Enterprises push billions of SAML assertions a month without incident, which settles the fitness question. The trade is that you inherit twenty years of documented failure modes, and the spec will not evolve past them.

What to build

Working identity teams in 2026 mostly land on the same plan.

For anything new that you control, choose OIDC: smaller tokens, a real mobile and SPA story, discovery endpoints, active security work, and a clean path to passkeys.

For B2B software moving upmarket, ship both. Default to OIDC and add SAML before your first enterprise deal demands it, because that deal is coming. If running a SAML stack yourself sounds like a bad week, a provider that speaks both protocols buys you the coverage without the maintenance.

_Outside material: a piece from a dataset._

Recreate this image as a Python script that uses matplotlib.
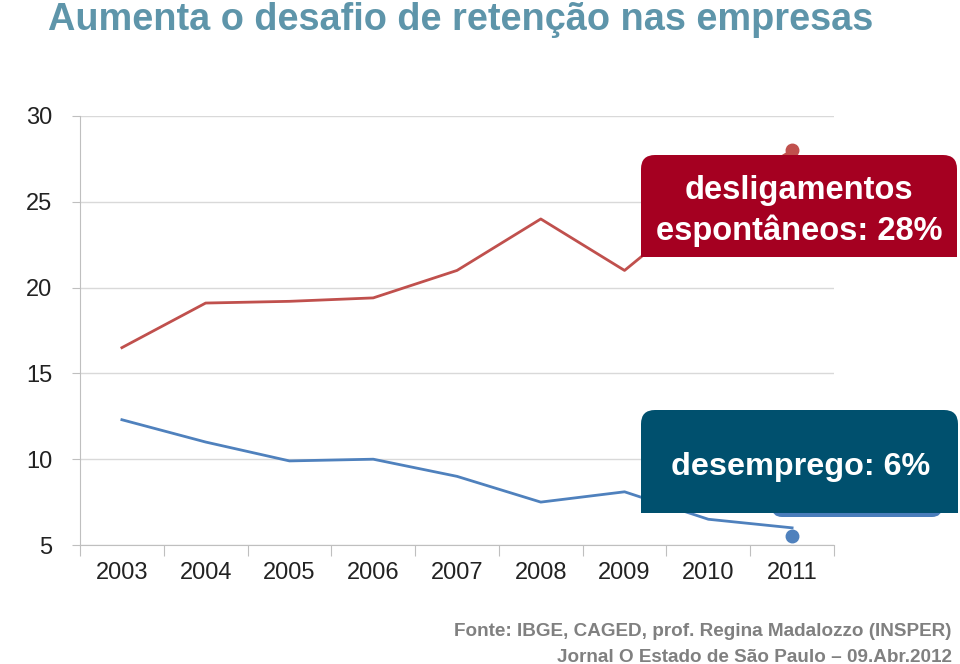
import matplotlib
matplotlib.use('Agg')
import matplotlib.pyplot as plt
from matplotlib.patches import FancyBboxPatch, Rectangle

plt.rcParams['font.family'] = ['Liberation Sans', 'DejaVu Sans']

years = ['2003', '2004', '2005', '2006', '2007', '2008', '2009', '2010', '2011']
desligamentos = [16.5, 19.1, 19.2, 19.4, 21.0, 24.0, 21.0, 25.0, 28.0]
desemprego = [12.3, 11.0, 9.9, 10.0, 9.0, 7.5, 8.1, 6.5, 6.0]
yticks = [5, 10, 15, 20, 25, 30]

red = '#c0504d'
blue = '#4f81bd'
grid = '#d9d9d9'

fig = plt.figure(figsize=(9.6, 6.64), dpi=100)
ax = fig.add_axes([80 / 960, 1 - 545 / 664, 754 / 960, 429 / 664])

x = list(range(len(years)))
ax.plot(x, desligamentos, color=red, lw=2)
ax.plot(x, desemprego, color=blue, lw=2)
ax.plot(x[-1], desligamentos[-1], 'o', color=red, ms=9, clip_on=False)
ax.plot(x[-1], desemprego[-1] - 0.45, 'o', color=blue, ms=9, clip_on=False)

ax.set_xlim(-0.5, len(years) - 0.5)
ax.set_ylim(5, 30)
ax.set_yticks(yticks)
ax.set_yticklabels([str(v) for v in yticks], fontsize=17, color='#222222')
ax.set_xticks([i - 0.5 for i in range(len(years) + 1)])
ax.set_xticklabels([])
ax.set_xticks(x, minor=True)
ax.set_xticklabels(years, minor=True, fontsize=17, color='#222222')
ax.tick_params(axis='x', which='major', length=8, color='#bfbfbf', direction='out')
ax.tick_params(axis='x', which='minor', length=0, pad=12)
ax.tick_params(axis='y', length=6, color='#bfbfbf', pad=14)
ax.grid(axis='y', color=grid, lw=1)
ax.set_axisbelow(True)
for s in ['top', 'right']:
    ax.spines[s].set_visible(False)
for s in ['left', 'bottom']:
    ax.spines[s].set_color('#bfbfbf')

# overlay in pixel coordinates
ov = fig.add_axes([0, 0, 1, 1])
ov.set_xlim(0, 960)
ov.set_ylim(664, 0)
ov.axis('off')

# red callout
ov.add_patch(FancyBboxPatch((641, 155), 316, 102, boxstyle='round,pad=0,rounding_size=14',
                            fc='#a50021', ec='none'))
ov.add_patch(Rectangle((641, 200), 316, 57, fc='#a50021', ec='none'))
ov.text(799, 211, 'desligamentos\nespontâneos: 28%', color='white', fontsize=23.5,
        fontweight='bold', ha='center', va='center', linespacing=1.3)

# blue callout with lighter shape behind
ov.add_patch(FancyBboxPatch((772, 450), 170, 67, boxstyle='round,pad=0,rounding_size=10',
                            fc='#4a7dbb', ec='none'))
ov.add_patch(FancyBboxPatch((641, 410), 317, 103, boxstyle='round,pad=0,rounding_size=14',
                            fc='#00506e', ec='none'))
ov.add_patch(Rectangle((641, 460), 317, 53, fc='#00506e', ec='none'))
ov.text(801, 467, 'desemprego: 6%', color='white', fontsize=23.3,
        fontweight='bold', ha='center', va='center')

fig.text(48 / 960, 1 - 20 / 664, 'Aumenta o desafio de retenção nas empresas',
         fontsize=27.3, fontweight='bold', color='#5e95aa', ha='left', va='center')
fig.text(952 / 960, 1 - 631 / 664, 'Fonte: IBGE, CAGED, prof. Regina Madalozzo (INSPER)',
         fontsize=13.6, fontweight='bold', color='#808080', ha='right', va='center')
fig.text(952 / 960, 1 - 657 / 664, 'Jornal O Estado de São Paulo – 09.Abr.2012',
         fontsize=13.6, fontweight='bold', color='#808080', ha='right', va='center')

fig.savefig('out.png', dpi=100)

Three rules hold underneath either choice. Put passkeys at the IdP, so the login resists phishing no matter which protocol carries it. Keep authorization in the app, enforcing roles and permissions locally instead of trusting the assertion to do it. And wire up SCIM, because SSO without provisioning leaves you managing accounts by hand.

Where this goes

SAML is not leaving this decade. The installed base is too large, security reviewers treat it as a vetted control, and a better specification does not move an entrenched federation on its own. InCommon did not migrate when OpenID Federation shipped, and the AD FS estates will not either. A migration with no business case does not reach a roadmap.

The new work moved out, though. Passkeys, OAuth 2.1, FAPI, backchannel flows, federation tooling: the OpenID Foundation ships all of it, and the OASIS committee ships errata. SAML holds up the installed base while the crews frame new construction next door. It won the enterprise, then stopped building.

Support SAML because your customers run it. Build new on OIDC. Put passkeys under both, and let SCIM handle the comings and goings. That is enterprise authentication in 2026, and SAML is the load-bearing wall you are not allowed to remove.